— begin The data —
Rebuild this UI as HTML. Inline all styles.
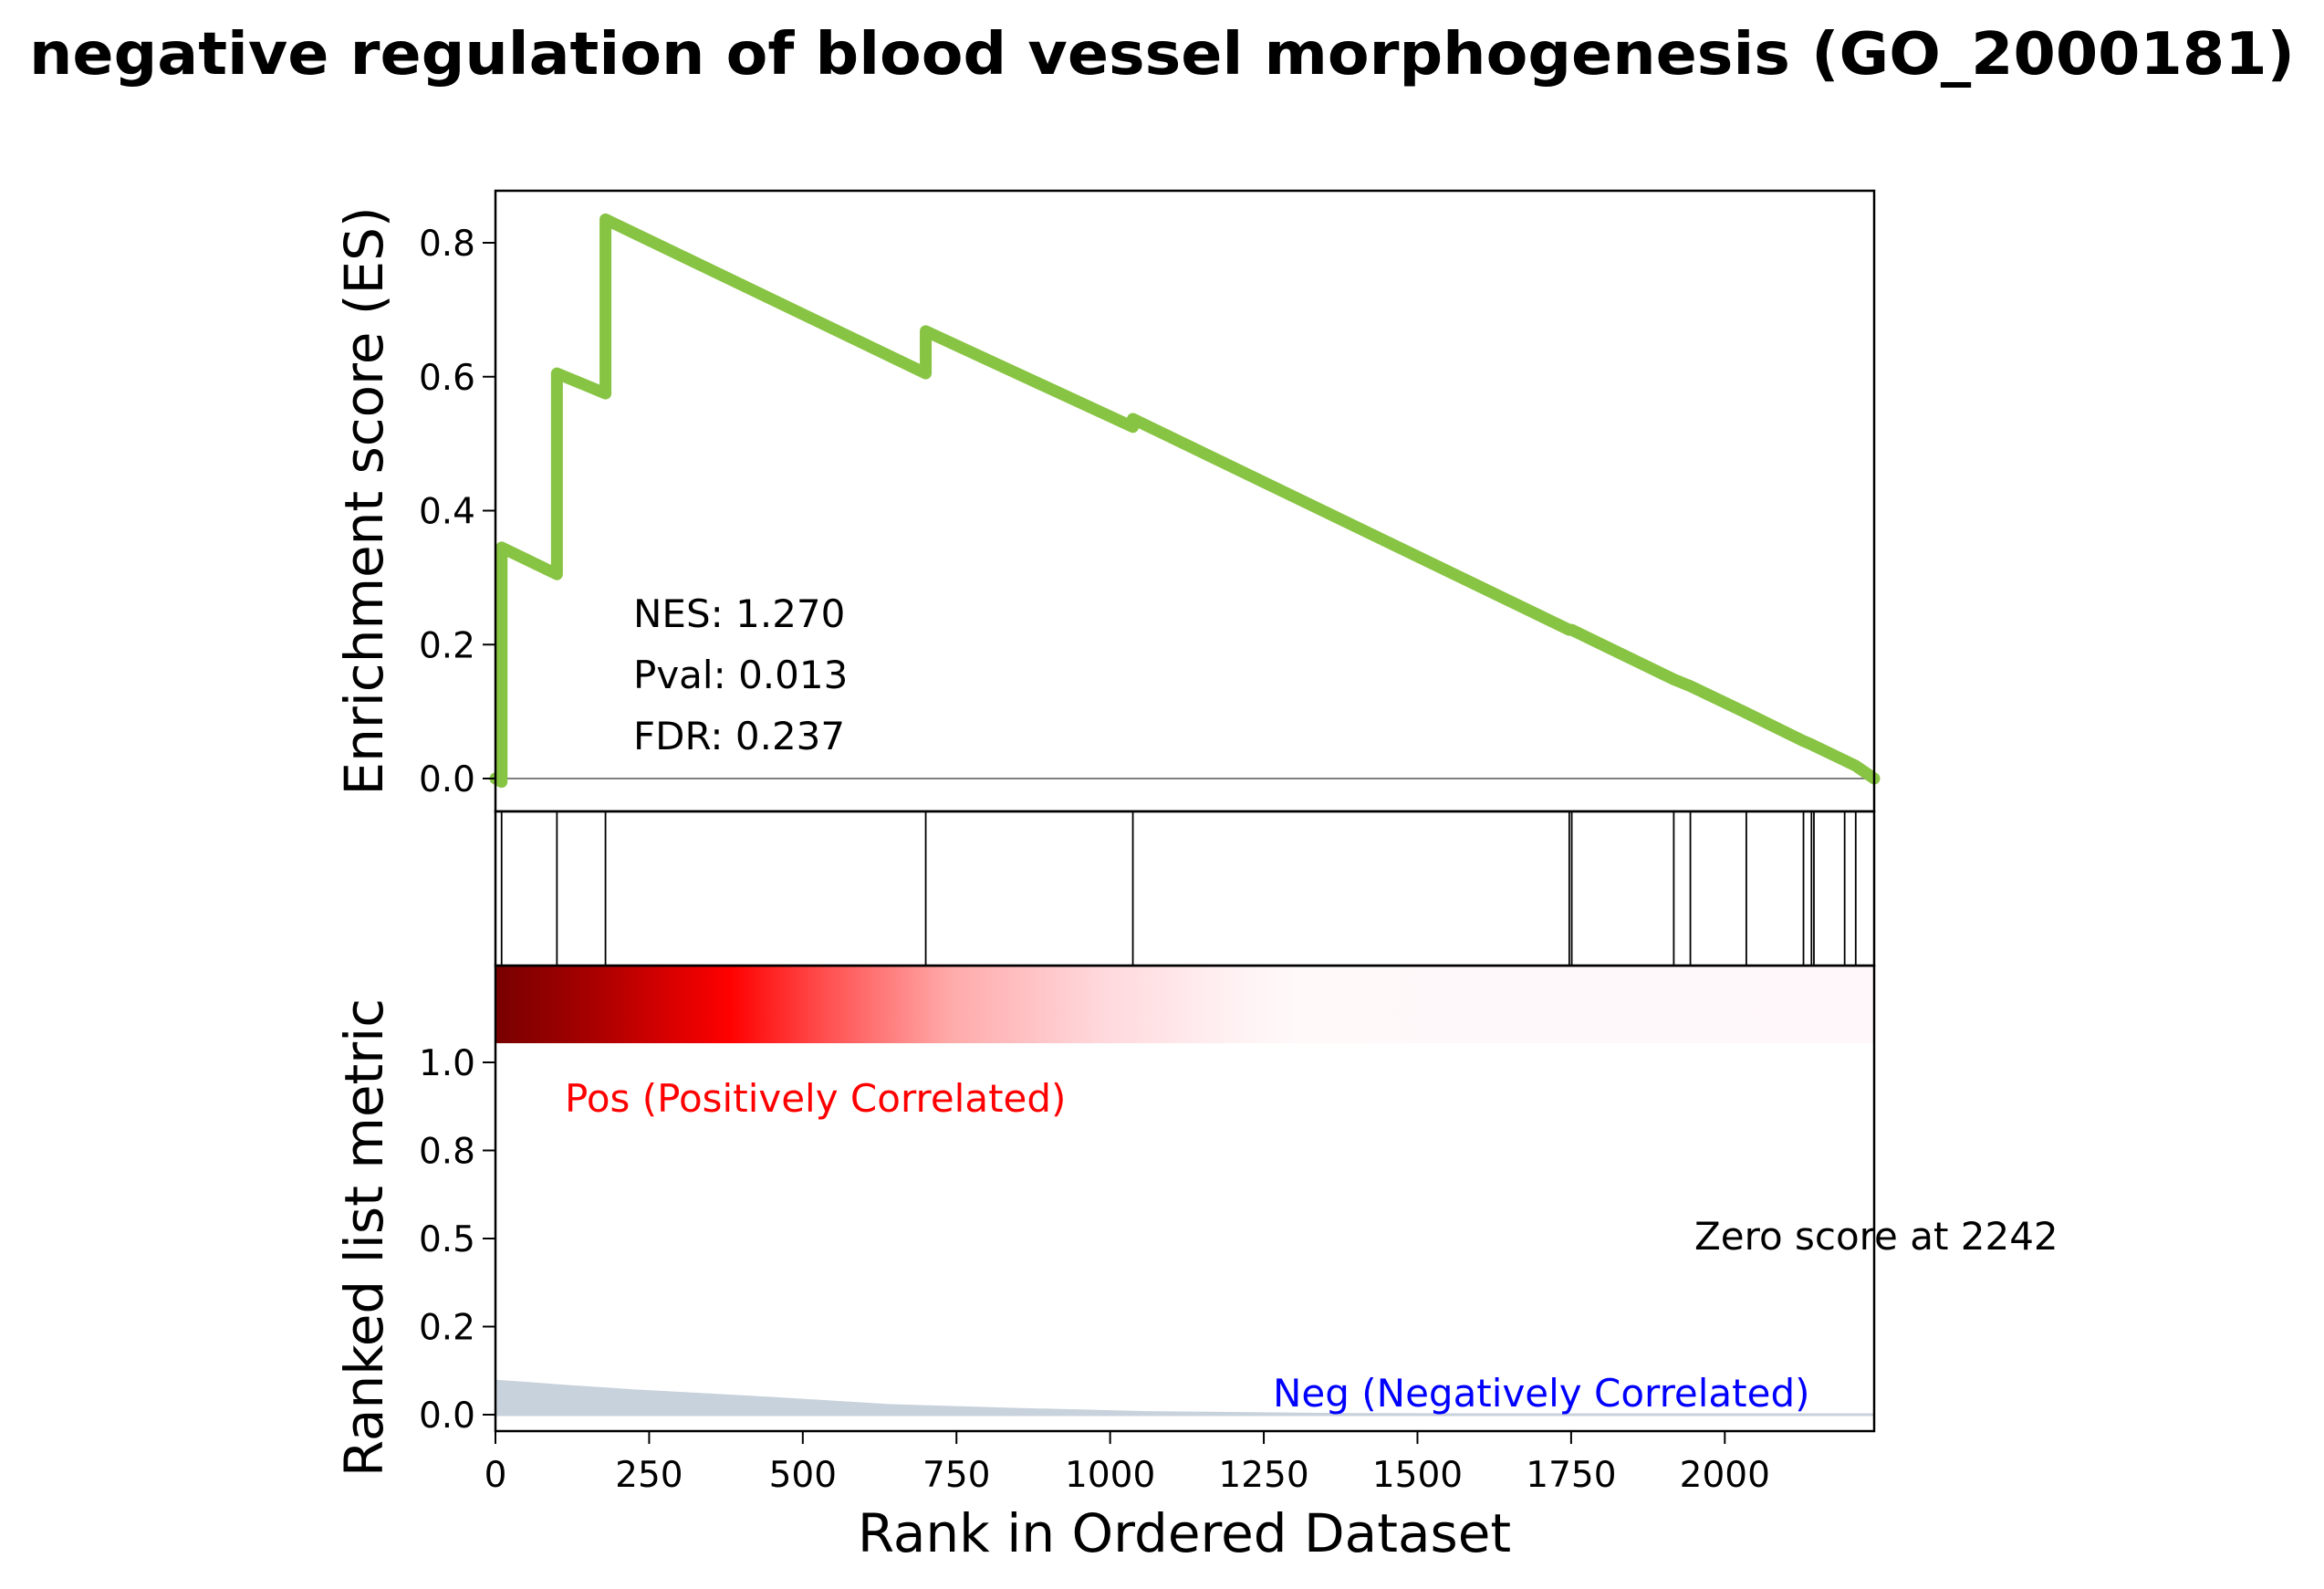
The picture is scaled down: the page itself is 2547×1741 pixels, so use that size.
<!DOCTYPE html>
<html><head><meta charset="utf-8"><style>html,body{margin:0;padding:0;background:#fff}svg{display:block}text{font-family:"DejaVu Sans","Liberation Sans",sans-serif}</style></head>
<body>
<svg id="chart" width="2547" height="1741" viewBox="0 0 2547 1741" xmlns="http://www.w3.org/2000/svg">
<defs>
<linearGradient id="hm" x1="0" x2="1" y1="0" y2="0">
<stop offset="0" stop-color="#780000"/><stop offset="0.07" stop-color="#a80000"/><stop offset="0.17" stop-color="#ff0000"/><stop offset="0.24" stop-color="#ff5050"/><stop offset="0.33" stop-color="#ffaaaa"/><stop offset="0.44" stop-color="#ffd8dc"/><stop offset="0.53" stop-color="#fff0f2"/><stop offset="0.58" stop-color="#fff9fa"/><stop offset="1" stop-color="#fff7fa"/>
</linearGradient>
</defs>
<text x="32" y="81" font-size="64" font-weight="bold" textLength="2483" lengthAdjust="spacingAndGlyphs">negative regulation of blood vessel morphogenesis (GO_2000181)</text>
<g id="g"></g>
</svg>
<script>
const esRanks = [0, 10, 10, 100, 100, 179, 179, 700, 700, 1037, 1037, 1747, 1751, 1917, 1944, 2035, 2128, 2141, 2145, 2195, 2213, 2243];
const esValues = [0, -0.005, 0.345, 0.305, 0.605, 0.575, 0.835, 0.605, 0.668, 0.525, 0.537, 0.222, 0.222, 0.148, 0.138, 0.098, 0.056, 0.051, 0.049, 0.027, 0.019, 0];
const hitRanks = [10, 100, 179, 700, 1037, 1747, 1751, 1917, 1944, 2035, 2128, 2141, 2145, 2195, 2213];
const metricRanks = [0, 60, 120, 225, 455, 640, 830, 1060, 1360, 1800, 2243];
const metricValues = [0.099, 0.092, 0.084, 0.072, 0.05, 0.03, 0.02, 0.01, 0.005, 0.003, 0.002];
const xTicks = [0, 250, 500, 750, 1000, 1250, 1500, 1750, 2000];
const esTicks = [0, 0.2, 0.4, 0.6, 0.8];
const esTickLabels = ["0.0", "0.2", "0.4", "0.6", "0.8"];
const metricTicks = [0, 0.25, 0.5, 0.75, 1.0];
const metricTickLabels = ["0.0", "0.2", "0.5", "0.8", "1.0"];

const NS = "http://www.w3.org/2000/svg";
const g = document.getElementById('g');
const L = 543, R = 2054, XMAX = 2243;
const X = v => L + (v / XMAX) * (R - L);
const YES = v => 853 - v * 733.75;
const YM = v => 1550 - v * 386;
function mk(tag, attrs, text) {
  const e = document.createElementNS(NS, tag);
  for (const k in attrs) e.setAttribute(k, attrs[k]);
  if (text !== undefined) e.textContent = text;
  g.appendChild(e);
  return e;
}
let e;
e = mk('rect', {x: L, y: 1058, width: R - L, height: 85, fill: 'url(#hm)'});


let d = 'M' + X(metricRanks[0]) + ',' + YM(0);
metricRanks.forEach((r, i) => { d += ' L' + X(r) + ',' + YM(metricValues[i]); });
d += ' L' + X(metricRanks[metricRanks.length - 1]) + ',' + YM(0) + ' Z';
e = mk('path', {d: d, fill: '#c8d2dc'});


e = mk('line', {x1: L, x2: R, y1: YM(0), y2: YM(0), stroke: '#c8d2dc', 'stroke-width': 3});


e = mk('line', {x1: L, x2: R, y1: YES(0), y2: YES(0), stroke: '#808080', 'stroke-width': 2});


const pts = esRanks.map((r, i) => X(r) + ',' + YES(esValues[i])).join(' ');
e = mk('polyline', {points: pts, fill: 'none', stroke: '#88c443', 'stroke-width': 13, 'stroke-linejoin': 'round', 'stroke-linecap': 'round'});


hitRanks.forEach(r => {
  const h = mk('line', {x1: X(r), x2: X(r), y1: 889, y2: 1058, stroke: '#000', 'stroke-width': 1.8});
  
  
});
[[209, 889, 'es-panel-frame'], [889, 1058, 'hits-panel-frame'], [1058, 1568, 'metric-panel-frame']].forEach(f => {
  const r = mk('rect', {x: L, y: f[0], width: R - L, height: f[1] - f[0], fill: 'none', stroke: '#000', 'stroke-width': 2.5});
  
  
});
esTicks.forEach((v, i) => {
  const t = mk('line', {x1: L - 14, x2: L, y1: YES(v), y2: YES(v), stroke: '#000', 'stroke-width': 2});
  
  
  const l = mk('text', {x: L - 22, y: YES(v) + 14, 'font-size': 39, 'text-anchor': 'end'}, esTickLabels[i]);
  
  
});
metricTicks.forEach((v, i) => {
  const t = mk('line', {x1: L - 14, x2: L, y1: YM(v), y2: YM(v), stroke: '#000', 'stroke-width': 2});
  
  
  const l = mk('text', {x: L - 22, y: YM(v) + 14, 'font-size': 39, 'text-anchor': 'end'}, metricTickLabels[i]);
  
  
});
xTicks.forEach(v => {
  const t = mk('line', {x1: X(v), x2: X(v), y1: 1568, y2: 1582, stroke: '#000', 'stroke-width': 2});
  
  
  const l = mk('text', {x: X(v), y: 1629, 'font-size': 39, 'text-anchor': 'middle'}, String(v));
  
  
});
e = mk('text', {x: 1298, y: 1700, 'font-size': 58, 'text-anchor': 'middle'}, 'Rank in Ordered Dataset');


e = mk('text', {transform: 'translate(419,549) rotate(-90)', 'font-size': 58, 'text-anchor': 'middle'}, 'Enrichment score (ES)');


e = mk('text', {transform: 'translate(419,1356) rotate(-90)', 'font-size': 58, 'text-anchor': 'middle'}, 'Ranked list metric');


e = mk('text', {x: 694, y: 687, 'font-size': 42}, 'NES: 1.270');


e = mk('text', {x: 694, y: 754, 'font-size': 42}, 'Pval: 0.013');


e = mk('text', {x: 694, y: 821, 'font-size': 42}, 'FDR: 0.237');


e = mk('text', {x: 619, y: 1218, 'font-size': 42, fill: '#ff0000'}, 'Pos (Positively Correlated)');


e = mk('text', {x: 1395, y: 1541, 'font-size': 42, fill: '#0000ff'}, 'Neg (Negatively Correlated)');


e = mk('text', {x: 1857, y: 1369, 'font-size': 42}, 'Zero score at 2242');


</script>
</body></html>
— end The data —
— begin The data —
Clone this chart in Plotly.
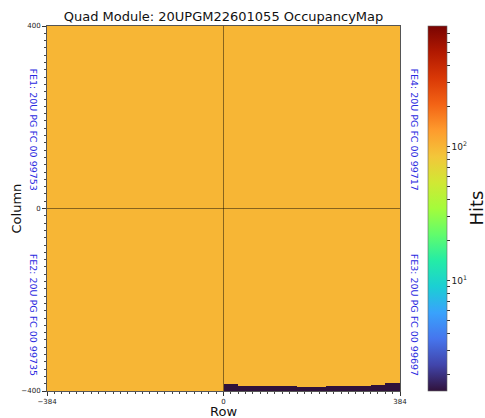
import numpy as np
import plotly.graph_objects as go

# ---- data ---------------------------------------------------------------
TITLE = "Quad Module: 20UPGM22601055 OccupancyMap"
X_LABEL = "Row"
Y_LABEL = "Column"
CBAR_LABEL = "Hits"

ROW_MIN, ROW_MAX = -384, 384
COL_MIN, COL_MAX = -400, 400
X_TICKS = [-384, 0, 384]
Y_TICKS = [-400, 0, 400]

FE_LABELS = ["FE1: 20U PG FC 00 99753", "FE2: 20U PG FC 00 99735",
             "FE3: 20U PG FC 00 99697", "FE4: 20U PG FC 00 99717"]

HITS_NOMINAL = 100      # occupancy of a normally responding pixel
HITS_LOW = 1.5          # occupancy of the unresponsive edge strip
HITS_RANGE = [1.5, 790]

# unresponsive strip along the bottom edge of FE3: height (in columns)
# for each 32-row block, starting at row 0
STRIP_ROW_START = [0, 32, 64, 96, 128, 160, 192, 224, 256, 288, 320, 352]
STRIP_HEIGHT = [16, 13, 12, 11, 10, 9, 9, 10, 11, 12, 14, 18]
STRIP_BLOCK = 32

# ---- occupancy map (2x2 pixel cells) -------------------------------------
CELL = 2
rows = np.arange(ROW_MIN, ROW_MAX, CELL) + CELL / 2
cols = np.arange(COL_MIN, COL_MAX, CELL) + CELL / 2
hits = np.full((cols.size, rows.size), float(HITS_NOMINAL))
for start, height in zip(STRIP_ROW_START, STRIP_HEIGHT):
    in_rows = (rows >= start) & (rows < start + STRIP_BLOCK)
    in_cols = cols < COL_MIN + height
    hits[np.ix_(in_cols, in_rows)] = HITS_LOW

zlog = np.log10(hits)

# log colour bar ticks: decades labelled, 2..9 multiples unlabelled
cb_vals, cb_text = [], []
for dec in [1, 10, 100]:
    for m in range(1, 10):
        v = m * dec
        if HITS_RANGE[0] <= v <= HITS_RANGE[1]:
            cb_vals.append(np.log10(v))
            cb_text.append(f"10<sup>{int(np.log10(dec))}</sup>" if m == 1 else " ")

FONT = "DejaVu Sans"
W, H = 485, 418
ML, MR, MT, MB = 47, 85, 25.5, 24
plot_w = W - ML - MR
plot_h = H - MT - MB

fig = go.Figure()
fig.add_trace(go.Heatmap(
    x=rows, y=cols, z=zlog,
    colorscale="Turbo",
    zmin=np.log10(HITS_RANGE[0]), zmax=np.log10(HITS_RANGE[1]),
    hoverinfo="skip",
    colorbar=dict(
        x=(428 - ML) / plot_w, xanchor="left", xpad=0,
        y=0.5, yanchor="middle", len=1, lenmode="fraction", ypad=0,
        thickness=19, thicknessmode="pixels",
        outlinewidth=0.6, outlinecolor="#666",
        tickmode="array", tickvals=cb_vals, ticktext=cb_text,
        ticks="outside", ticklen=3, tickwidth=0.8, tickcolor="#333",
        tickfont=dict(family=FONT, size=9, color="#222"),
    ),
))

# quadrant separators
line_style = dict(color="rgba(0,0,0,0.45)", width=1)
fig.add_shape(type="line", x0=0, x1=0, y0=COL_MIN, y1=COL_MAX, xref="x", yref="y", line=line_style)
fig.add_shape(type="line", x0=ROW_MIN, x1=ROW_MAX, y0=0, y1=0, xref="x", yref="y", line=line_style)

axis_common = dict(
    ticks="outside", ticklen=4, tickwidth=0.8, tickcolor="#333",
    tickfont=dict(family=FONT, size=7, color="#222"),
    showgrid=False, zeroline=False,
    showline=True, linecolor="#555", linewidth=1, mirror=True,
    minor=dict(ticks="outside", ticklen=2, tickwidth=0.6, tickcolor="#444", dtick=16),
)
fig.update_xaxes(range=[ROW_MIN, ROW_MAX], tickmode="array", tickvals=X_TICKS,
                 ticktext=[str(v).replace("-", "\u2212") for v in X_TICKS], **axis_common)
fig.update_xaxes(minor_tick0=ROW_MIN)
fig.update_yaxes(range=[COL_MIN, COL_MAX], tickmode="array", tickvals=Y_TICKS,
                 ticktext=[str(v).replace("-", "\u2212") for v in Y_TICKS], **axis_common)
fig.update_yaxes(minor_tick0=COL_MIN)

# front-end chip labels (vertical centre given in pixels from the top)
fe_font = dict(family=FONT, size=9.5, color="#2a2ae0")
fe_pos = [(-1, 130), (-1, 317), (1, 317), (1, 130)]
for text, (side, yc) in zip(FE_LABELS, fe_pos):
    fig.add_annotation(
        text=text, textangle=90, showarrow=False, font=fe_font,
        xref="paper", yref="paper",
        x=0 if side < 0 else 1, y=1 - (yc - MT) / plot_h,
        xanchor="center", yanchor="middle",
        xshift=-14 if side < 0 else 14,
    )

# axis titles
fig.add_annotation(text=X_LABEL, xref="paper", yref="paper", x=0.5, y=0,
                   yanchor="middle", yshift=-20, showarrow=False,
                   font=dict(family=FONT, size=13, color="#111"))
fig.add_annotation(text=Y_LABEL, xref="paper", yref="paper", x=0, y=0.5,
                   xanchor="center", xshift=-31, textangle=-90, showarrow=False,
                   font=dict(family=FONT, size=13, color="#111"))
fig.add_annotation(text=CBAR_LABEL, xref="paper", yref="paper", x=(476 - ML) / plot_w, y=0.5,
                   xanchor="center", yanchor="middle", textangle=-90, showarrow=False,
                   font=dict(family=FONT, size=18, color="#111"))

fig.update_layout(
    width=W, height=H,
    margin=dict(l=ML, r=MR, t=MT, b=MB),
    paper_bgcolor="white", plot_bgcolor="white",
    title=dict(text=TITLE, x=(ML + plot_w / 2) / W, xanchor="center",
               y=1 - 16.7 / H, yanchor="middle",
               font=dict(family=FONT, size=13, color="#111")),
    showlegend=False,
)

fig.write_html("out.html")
— end The data —
## Goal
Copy the lines above exactly, starting at the one with "Clone this chart in Plotly." and ending at the one with "import plotly.graph_objects as go", both included. Leave out any pictures and add nothing else.

## Exercise output
Clone this chart in Plotly.
import numpy as np
import plotly.graph_objects as go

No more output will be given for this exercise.